Kirby v Carlo's Bakery 42nd & 8th LLC |
2023 NY Slip Op 00059 [212 AD3d 441] |
January 10, 2023 |
Appellate Division, First Department |
Published by New York State Law Reporting Bureau pursuant to Judiciary Law § 431. |
Chontay Kirby, Appellant, v Carlo's Bakery 42nd & 8th LLC et al., Respondents. |
Bergstein and Ullrich, New Paltz (Stephen Bergstein of counsel), for appellant.
Litchfield Cavo LLP, New York (Joseph Dimitrov of counsel), for respondents.
Order, Supreme Court, New York County (Nancy M. Bannon, J.), entered March 28, 2022, which granted defendants' motion to dismiss the first through fourth causes of action, unanimously reversed, on the law, without costs, the motion denied, and those causes of action reinstated.
Although plaintiff's first cause of action is labeled as one for "hostile workplace," Supreme Court was not bound by that designation and plaintiff has sufficiently stated a cause of action for employment discrimination under both the New York State and New York City Human Rights Laws (see Matter of Local 621 v New York City Dept. of Transp., 178 AD3d 78, 81 [1st Dept 2019], lv dismissed 35 NY3d 1106 [2020]; Vig v New York Hairspray Co., L.P., 67 AD3d 140, 145 [1st Dept 2009]).
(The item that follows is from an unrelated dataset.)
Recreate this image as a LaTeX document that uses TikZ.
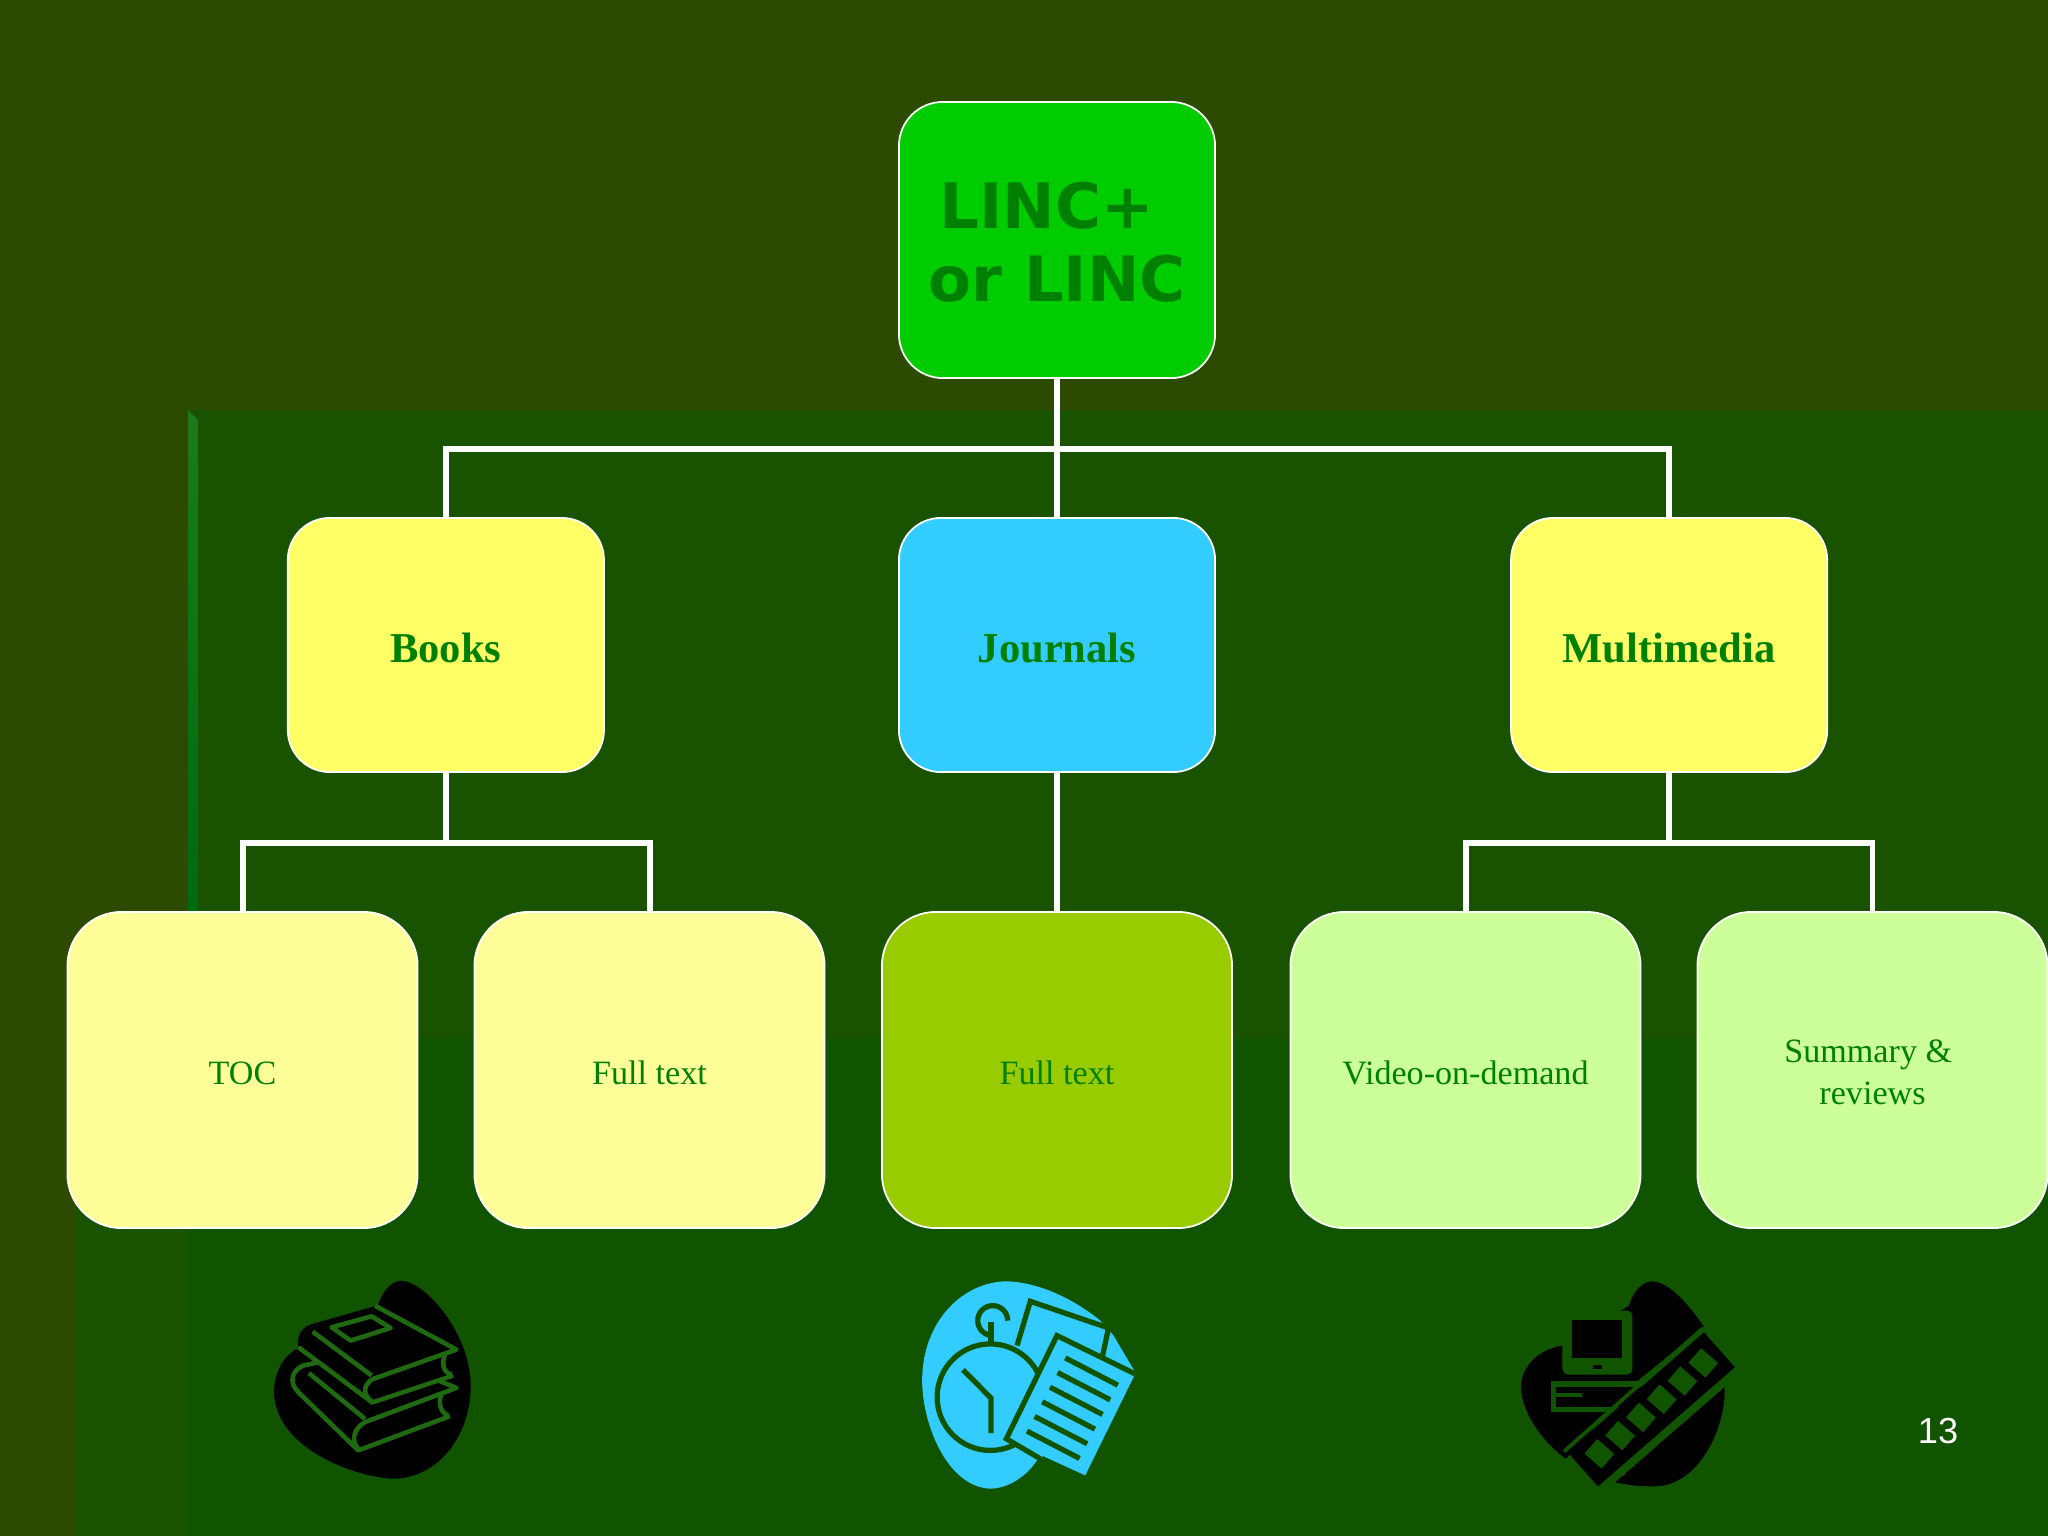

Plaintiff alleges that she is a member of a protected class; that she was qualified for the position by, among other things, having a decade of experience in leadership roles; and that she was subject to an adverse employment action under circumstances giving rise to an inference of discrimination (Moore v Bronx-Lebanon Hosp., 50 AD3d 286, 286 [1st Dept 2008]). Specifically, plaintiff, a Black woman, alleges that her supervisor, defendant John Pernini, irritated that she had telephoned Human Resources for advice, allegedly stated to her the night before her termination, "Why did you call HR? Blacks . . . I should have never hired her."
In addition, affording plaintiff the benefit of every possible favorable inference, we find that she has sufficiently stated a claim for unpaid overtime under the Labor Law by alleging that she worked more than 40 hours per week and that defendants never paid her for the overtime (CPLR 3013; see Gutierrez v Bactolac Pharm., Inc., 210 AD3d 746 [2d Dept 2022]; V. Groppa Pools, Inc. v Massello, 106 AD3d 723, 724 [2d Dept 2013]).
Plaintiff's claim based on defendants' failure to pay her weekly also is sufficiently pleaded, as she alleges that she was a nonexempt employee under Labor Law § 190, and that defendants were required to pay her each week as a manual worker under Labor Law § 191. Further, plaintiff submitted an affidavit explaining her job duties in greater detail—for example, she stated that she was responsible for opening and closing the store, sorting and moving inventory, cleaning the store, and waiting on customers—and stating that she spent more than 25% of her working time performing physical labor. To the extent the complaint omits an explanation of the nature of plaintiff's work, this affidavit properly fills any defects in the complaint (see Leon v Martinez, 84 NY2d 83, 88 [1994]).
Plaintiff also states a claim based on defendants' failure to give her a wage notice in accordance with Labor Law § 195 (1) (a) by alleging that defendants failed to give her a notice apprising her of her regular pay day. Concur—Acosta, P.J., Webber, Moulton, Shulman, Higgitt, JJ.